Slavery.   We all condemn it, don’t we?   Here’s a passage from Exodus: “These are the ordinances you shall lay before them.  When you purchase a Hebrew slave,  he is to serve you for six years, but in the seventh year he shall leave as a free person without any payment.  If he comes into service alone, he shall leave alone; if he comes with a wife, his wife shall leave with him.  But if his master gives him a wife and she bears him sons or daughters, the woman and her children belong to her master and the man shall leave alone.  

If, however, the slave declares, ‘I love my master and my wife and children; I will not leave as a free person,’ his master shall bring him to God and there, at the door or doorpost, he shall pierce his ear with an awl, thus keeping him as his slave forever.  When a man sells his daughter as a slave, she shall not go free as male slaves do.” (Exodus 21:1-7, Laws Regarding Slaves)

This is an example of how slavery can be justified by reference to a Biblical passage.   Today we find such ancient “laws” outlandish and repugnant, for example, “a man selling his daughter as a slave.”  But, throughout the world there are countries and locations where slavery is the norm.   Is this simply Old Testament thinking?  Consider the New Testament and Ephesians: “Slaves, be obedient to your human masters with fear and trembling, in sincerity of heart, as to Christ.” 
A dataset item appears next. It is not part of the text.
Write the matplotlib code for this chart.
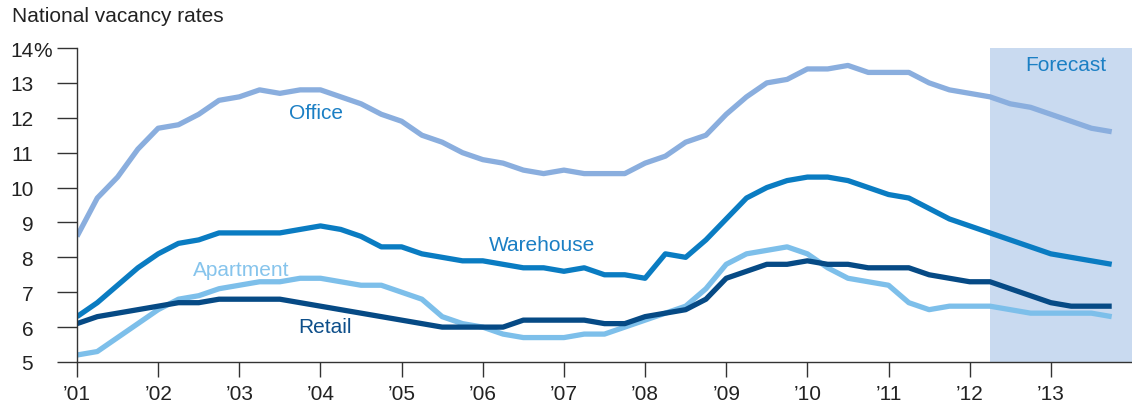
import numpy as np
import matplotlib.pyplot as plt

plt.rcParams['font.family'] = ['Liberation Sans', 'DejaVu Sans']

# quarterly, 2001 Q1 .. 2013 Q4
quarters = np.arange(2001, 2014, 0.25)

office = [8.6, 9.7, 10.3, 11.1, 11.7, 11.8, 12.1, 12.5,
          12.6, 12.8, 12.7, 12.8, 12.8, 12.6, 12.4, 12.1,
          11.9, 11.5, 11.3, 11.0, 10.8, 10.7, 10.5, 10.4,
          10.5, 10.4, 10.4, 10.4, 10.7, 10.9, 11.3, 11.5,
          12.1, 12.6, 13.0, 13.1, 13.4, 13.4, 13.5, 13.3,
          13.3, 13.3, 13.0, 12.8, 12.7, 12.6, 12.4, 12.3,
          12.1, 11.9, 11.7, 11.6]

warehouse = [6.3, 6.7, 7.2, 7.7, 8.1, 8.4, 8.5, 8.7,
             8.7, 8.7, 8.7, 8.8, 8.9, 8.8, 8.6, 8.3,
             8.3, 8.1, 8.0, 7.9, 7.9, 7.8, 7.7, 7.7,
             7.6, 7.7, 7.5, 7.5, 7.4, 8.1, 8.0, 8.5,
             9.1, 9.7, 10.0, 10.2, 10.3, 10.3, 10.2, 10.0,
             9.8, 9.7, 9.4, 9.1, 8.9, 8.7, 8.5, 8.3,
             8.1, 8.0, 7.9, 7.8]

apartment = [5.2, 5.3, 5.7, 6.1, 6.5, 6.8, 6.9, 7.1,
             7.2, 7.3, 7.3, 7.4, 7.4, 7.3, 7.2, 7.2,
             7.0, 6.8, 6.3, 6.1, 6.0, 5.8, 5.7, 5.7,
             5.7, 5.8, 5.8, 6.0, 6.2, 6.4, 6.6, 7.1,
             7.8, 8.1, 8.2, 8.3, 8.1, 7.7, 7.4, 7.3,
             7.2, 6.7, 6.5, 6.6, 6.6, 6.6, 6.5, 6.4,
             6.4, 6.4, 6.4, 6.3]

retail = [6.1, 6.3, 6.4, 6.5, 6.6, 6.7, 6.7, 6.8,
          6.8, 6.8, 6.8, 6.7, 6.6, 6.5, 6.4, 6.3,
          6.2, 6.1, 6.0, 6.0, 6.0, 6.0, 6.2, 6.2,
          6.2, 6.2, 6.1, 6.1, 6.3, 6.4, 6.5, 6.8,
          7.4, 7.6, 7.8, 7.8, 7.9, 7.8, 7.8, 7.7,
          7.7, 7.7, 7.5, 7.4, 7.3, 7.3, 7.1, 6.9,
          6.7, 6.6, 6.6, 6.6]

years = list(range(2001, 2014))
year_labels = ['\u2019%02d' % (y % 100) for y in years]
forecast_start = 2012.25

fig = plt.figure(figsize=(11.32, 4.10), dpi=100)
ax = fig.add_axes([77 / 1132, 47 / 410, 1 - 77 / 1132, 314 / 410])

ax.axvspan(forecast_start, 2014, color='#c9daf0', lw=0, zorder=0)

lw = 3.8
ax.plot(quarters, office, color='#8aaede', lw=lw, solid_capstyle='butt')
ax.plot(quarters, warehouse, color='#0a7cc2', lw=lw, solid_capstyle='butt')
ax.plot(quarters, apartment, color='#7dbfea', lw=lw, solid_capstyle='butt')
ax.plot(quarters, retail, color='#064a85', lw=lw, solid_capstyle='butt')

fs = 15
ax.text(2003.95, 12.15, 'Office', color='#1b7fc4', fontsize=fs, ha='center', va='center')
ax.text(2006.73, 8.38, 'Warehouse', color='#1b7fc4', fontsize=fs, ha='center', va='center')
ax.text(2003.02, 7.66, 'Apartment', color='#86c4ec', fontsize=fs, ha='center', va='center')
ax.text(2004.06, 6.03, 'Retail', color='#0e4f8a', fontsize=fs, ha='center', va='center')
ax.text(2013.18, 13.54, 'Forecast', color='#1b7fc4', fontsize=fs, ha='center', va='center')

ax.set_xlim(2001, 2014)
ax.set_ylim(5, 14)
ax.set_xticks(years)
ax.set_xticklabels(year_labels)
ax.set_yticks(range(5, 15))
ax.set_yticklabels([str(v) for v in range(5, 15)])
ax.text(-0.0415, 14, '%', transform=ax.get_yaxis_transform(), fontsize=fs,
        ha='left', va='center_baseline', color='#222222')

for s in ['top', 'right']:
    ax.spines[s].set_visible(False)
for s in ['left', 'bottom']:
    ax.spines[s].set_color('#333333')
    ax.spines[s].set_linewidth(1.0)

ax.tick_params(axis='y', length=14.5, width=1.0, color='#333333', pad=17,
               labelsize=fs, labelcolor='#222222')
ax.tick_params(axis='x', length=11, width=1.0, color='#333333', pad=5,
               labelsize=fs, labelcolor='#222222')

fig.text(12 / 1132, 1 - 17 / 410, 'National vacancy rates', fontsize=fs,
         ha='left', va='center', color='#222222')

fig.savefig('out.png', dpi=100)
There is much in the Bible to give us good guidance and what we would call morality.  However, there is much for us to question, and that’s good.  We are thinking animals with our God-given remarkable brains we must use through critical thinking. 

We should use our Bible to exercise our brains to do what is right and centered on Christ-like thinking.  To do otherwise is to have our brains become small and turn to mush.